Return all of the data exactly, with nothing left out but the pictures.
★ ★ ★ ★ ★ ★ ★
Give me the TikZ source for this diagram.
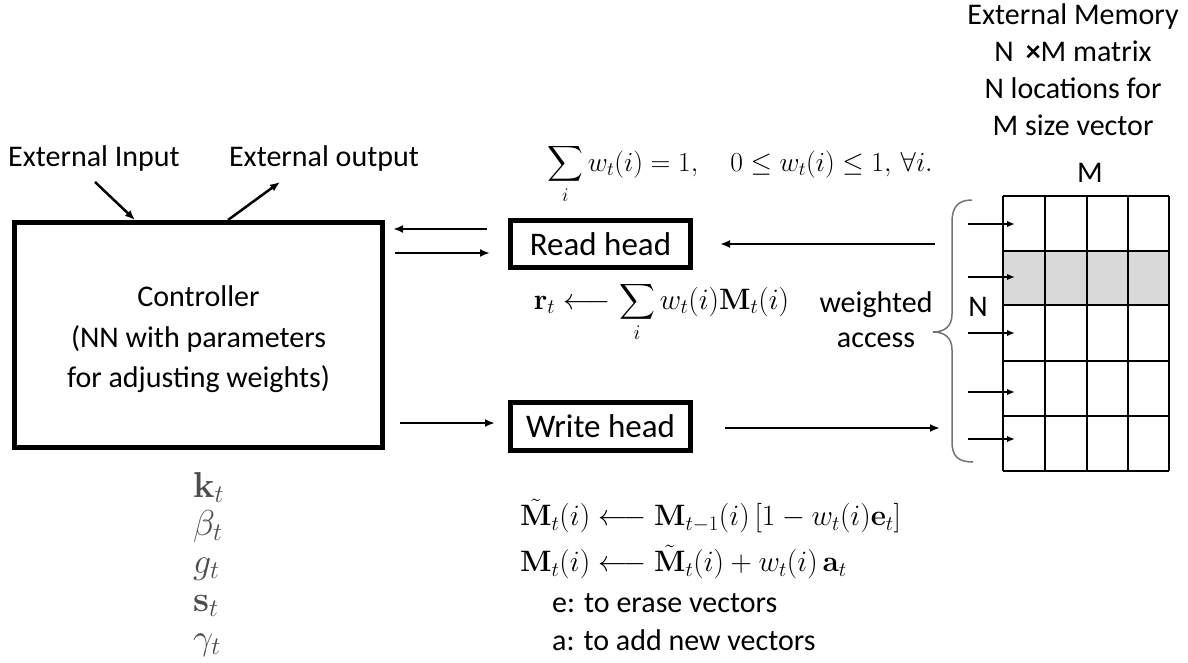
\RequirePackage{fix-cm}
\documentclass[tikz,border=0pt]{standalone}
\usepackage{exscale}
\usepackage[no-math]{fontspec}
\setmainfont{Carlito}
\usetikzlibrary{arrows.meta,calc}
\begin{document}
\begin{tikzpicture}[x=1pt,y=-1pt,
  lab/.style={font=\fontsize{30}{37}\selectfont, inner sep=0pt, align=center},
  headlab/.style={font=\fontsize{33}{38}\selectfont},
  arr/.style={-{Latex[length=10pt,width=8pt]}, line width=2.5pt},
  arrsmall/.style={-{Latex[length=8pt,width=6.5pt]}, line width=2pt},
  box/.style={draw, line width=5pt, inner sep=0pt},
  gridl/.style={line width=1.5pt},
  mathbig/.style={font=\fontsize{29.5}{34}\selectfont, inner sep=0pt},
  param/.style={font=\fontsize{36}{40}\selectfont, text=black!70, inner sep=0pt, anchor=base west}]
\useasboundingbox (0,0) rectangle (1188,663);

% controller
\node[box, minimum width=368pt, minimum height=225pt] (ctrl) at (198.5,335) {};
\node[lab, font=\fontsize{30}{40.5}\selectfont] (ctrltext) at (198.5,339.5)
  {Controller\\(NN with parameters\\for adjusting weights)};

% heads
\node[box, headlab, minimum width=180pt, minimum height=47pt] (read) at (600.5,244) {Read head};
\node[box, headlab, minimum width=180pt, minimum height=48pt] (write) at (600.5,426.5) {Write head};

% external labels
\node[lab, anchor=base] (inlab) at (94,167) {External Input};
\node[lab, anchor=base] (outlab) at (324,167) {External output};
\coordinate (inS) at (95,182);
\coordinate (outE) at (280,182);
\draw[arr] (inS) -- ([xshift=123pt]ctrl.north west);
\draw[arr] ([xshift=216pt]ctrl.north west) -- (outE);

% controller <-> heads
\coordinate (ra) at ([yshift=15pt]read.west);
\coordinate (rb) at ([yshift=-9pt]read.west);
\coordinate (wa) at ([yshift=3.5pt]write.west);
\draw[arr, shorten <=21pt, shorten >=8pt] (ra) -- (ctrl.east |- ra);
\draw[arr, shorten <=10pt, shorten >=18pt] (ctrl.east |- rb) -- (rb);
\draw[arr, shorten <=15pt, shorten >=13pt] (ctrl.east |- wa) -- (wa);

% heads <-> memory
\coordinate (mr) at (935,244);
\coordinate (mw) at (940,428);
\draw[arr, shorten >=27pt] (mr) -- (read.east |- mr);
\draw[arr, shorten <=32pt] (write.east |- mw) -- (mw);

% formulas
\node[font=\fontsize{27.5}{32}\selectfont, inner sep=0pt] (wsum) at (740,174)
  {$\displaystyle\sum_i w_t(i)=1,\quad 0\le w_t(i)\le 1,\,\forall i.$};
\node[mathbig] (rform) at (661.5,312)
  {$\displaystyle\mathbf{r}_t\longleftarrow\sum_i w_t(i)\mathbf{M}_t(i)$};
\node[mathbig, anchor=west] (mtil) at (520,516)
  {$\tilde{\mathbf{M}}_t(i)\longleftarrow\mathbf{M}_{t-1}(i)\,[1-w_t(i)\mathbf{e}_t]$};
\node[mathbig, anchor=west] (mnew) at (520,562)
  {$\mathbf{M}_t(i)\longleftarrow\tilde{\mathbf{M}}_t(i)+w_t(i)\,\mathbf{a}_t$};
\node[lab, align=left, anchor=west, font=\fontsize{30}{38}\selectfont] (notes) at (552,622)
  {e: to erase vectors\\a: to add new vectors};
\node[lab, font=\fontsize{30}{35}\selectfont] (wacc) at (876,320) {weighted\\access};

% controller parameters
\node[param] (kt) at (193,497) {$\mathbf{k}_t$};
\node[param] (bt) at (193,535) {$\beta_t$};
\node[param] (gt) at (193,573) {$g_t$};
\node[param] (st) at (193,611) {$\mathbf{s}_t$};
\node[param] (yt) at (193,649) {$\gamma_t$};

% memory labels
\node[lab] (memlab) at (1073,70)
  {External Memory\\N\hspace{0.4em}{\bfseries ×}M matrix\\N locations for\\M size vector};
\node[lab] (mlab) at (1090,173) {M};
\node[lab] (nlab) at (978,307) {N};

% memory grid
\fill[black!15] (1003,251) rectangle (1169,305);
\foreach \y in {196,251,305,361,416,471} \draw[gridl] (1003,\y) -- (1169,\y);
\foreach \x in {1003,1045,1087,1128,1169} \draw[gridl] (\x,196) -- (\x,471);

% brace
\draw[black!55, line width=1.5pt] (972,200) .. controls (958,200) and (952,207) .. (952,222)
  -- (952,314) .. controls (952,326) and (945,332) .. (933,332)
  .. controls (945,332) and (952,338) .. (952,350)
  -- (952,442) .. controls (952,456) and (958,462) .. (973,462);

% row arrows
\foreach \y [count=\i] in {224,277,333,392,439} {
  \coordinate (pa\i) at (968,\y);
  \coordinate (pb\i) at (1015,\y);
  \draw[arrsmall] (pa\i) -- (pb\i);
}
\end{tikzpicture}
\end{document}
★ ★ ★ ★ ★ ★ ★
*EXERCISE ANSWER*
Give me the TikZ source for this diagram.
\RequirePackage{fix-cm}
\documentclass[tikz,border=0pt]{standalone}
\usepackage{exscale}
\usepackage[no-math]{fontspec}
\setmainfont{Carlito}
\usetikzlibrary{arrows.meta,calc}
\begin{document}
\begin{tikzpicture}[x=1pt,y=-1pt,
  lab/.style={font=\fontsize{30}{37}\selectfont, inner sep=0pt, align=center},
  headlab/.style={font=\fontsize{33}{38}\selectfont},
  arr/.style={-{Latex[length=10pt,width=8pt]}, line width=2.5pt},
  arrsmall/.style={-{Latex[length=8pt,width=6.5pt]}, line width=2pt},
  box/.style={draw, line width=5pt, inner sep=0pt},
  gridl/.style={line width=1.5pt},
  mathbig/.style={font=\fontsize{29.5}{34}\selectfont, inner sep=0pt},
  param/.style={font=\fontsize{36}{40}\selectfont, text=black!70, inner sep=0pt, anchor=base west}]
\useasboundingbox (0,0) rectangle (1188,663);

% controller
\node[box, minimum width=368pt, minimum height=225pt] (ctrl) at (198.5,335) {};
\node[lab, font=\fontsize{30}{40.5}\selectfont] (ctrltext) at (198.5,339.5)
  {Controller\\(NN with parameters\\for adjusting weights)};

% heads
\node[box, headlab, minimum width=180pt, minimum height=47pt] (read) at (600.5,244) {Read head};
\node[box, headlab, minimum width=180pt, minimum height=48pt] (write) at (600.5,426.5) {Write head};

% external labels
\node[lab, anchor=base] (inlab) at (94,167) {External Input};
\node[lab, anchor=base] (outlab) at (324,167) {External output};
\coordinate (inS) at (95,182);
\coordinate (outE) at (280,182);
\draw[arr] (inS) -- ([xshift=123pt]ctrl.north west);
\draw[arr] ([xshift=216pt]ctrl.north west) -- (outE);

% controller <-> heads
\coordinate (ra) at ([yshift=15pt]read.west);
\coordinate (rb) at ([yshift=-9pt]read.west);
\coordinate (wa) at ([yshift=3.5pt]write.west);
\draw[arr, shorten <=21pt, shorten >=8pt] (ra) -- (ctrl.east |- ra);
\draw[arr, shorten <=10pt, shorten >=18pt] (ctrl.east |- rb) -- (rb);
\draw[arr, shorten <=15pt, shorten >=13pt] (ctrl.east |- wa) -- (wa);

% heads <-> memory
\coordinate (mr) at (935,244);
\coordinate (mw) at (940,428);
\draw[arr, shorten >=27pt] (mr) -- (read.east |- mr);
\draw[arr, shorten <=32pt] (write.east |- mw) -- (mw);

% formulas
\node[font=\fontsize{27.5}{32}\selectfont, inner sep=0pt] (wsum) at (740,174)
  {$\displaystyle\sum_i w_t(i)=1,\quad 0\le w_t(i)\le 1,\,\forall i.$};
\node[mathbig] (rform) at (661.5,312)
  {$\displaystyle\mathbf{r}_t\longleftarrow\sum_i w_t(i)\mathbf{M}_t(i)$};
\node[mathbig, anchor=west] (mtil) at (520,516)
  {$\tilde{\mathbf{M}}_t(i)\longleftarrow\mathbf{M}_{t-1}(i)\,[1-w_t(i)\mathbf{e}_t]$};
\node[mathbig, anchor=west] (mnew) at (520,562)
  {$\mathbf{M}_t(i)\longleftarrow\tilde{\mathbf{M}}_t(i)+w_t(i)\,\mathbf{a}_t$};
\node[lab, align=left, anchor=west, font=\fontsize{30}{38}\selectfont] (notes) at (552,622)
  {e: to erase vectors\\a: to add new vectors};
\node[lab, font=\fontsize{30}{35}\selectfont] (wacc) at (876,320) {weighted\\access};

% controller parameters
\node[param] (kt) at (193,497) {$\mathbf{k}_t$};
\node[param] (bt) at (193,535) {$\beta_t$};
\node[param] (gt) at (193,573) {$g_t$};
\node[param] (st) at (193,611) {$\mathbf{s}_t$};
\node[param] (yt) at (193,649) {$\gamma_t$};

% memory labels
\node[lab] (memlab) at (1073,70)
  {External Memory\\N\hspace{0.4em}{\bfseries ×}M matrix\\N locations for\\M size vector};
\node[lab] (mlab) at (1090,173) {M};
\node[lab] (nlab) at (978,307) {N};

% memory grid
\fill[black!15] (1003,251) rectangle (1169,305);
\foreach \y in {196,251,305,361,416,471} \draw[gridl] (1003,\y) -- (1169,\y);
\foreach \x in {1003,1045,1087,1128,1169} \draw[gridl] (\x,196) -- (\x,471);

% brace
\draw[black!55, line width=1.5pt] (972,200) .. controls (958,200) and (952,207) .. (952,222)
  -- (952,314) .. controls (952,326) and (945,332) .. (933,332)
  .. controls (945,332) and (952,338) .. (952,350)
  -- (952,442) .. controls (952,456) and (958,462) .. (973,462);

% row arrows
\foreach \y [count=\i] in {224,277,333,392,439} {
  \coordinate (pa\i) at (968,\y);
  \coordinate (pb\i) at (1015,\y);
  \draw[arrsmall] (pa\i) -- (pb\i);
}
\end{tikzpicture}
\end{document}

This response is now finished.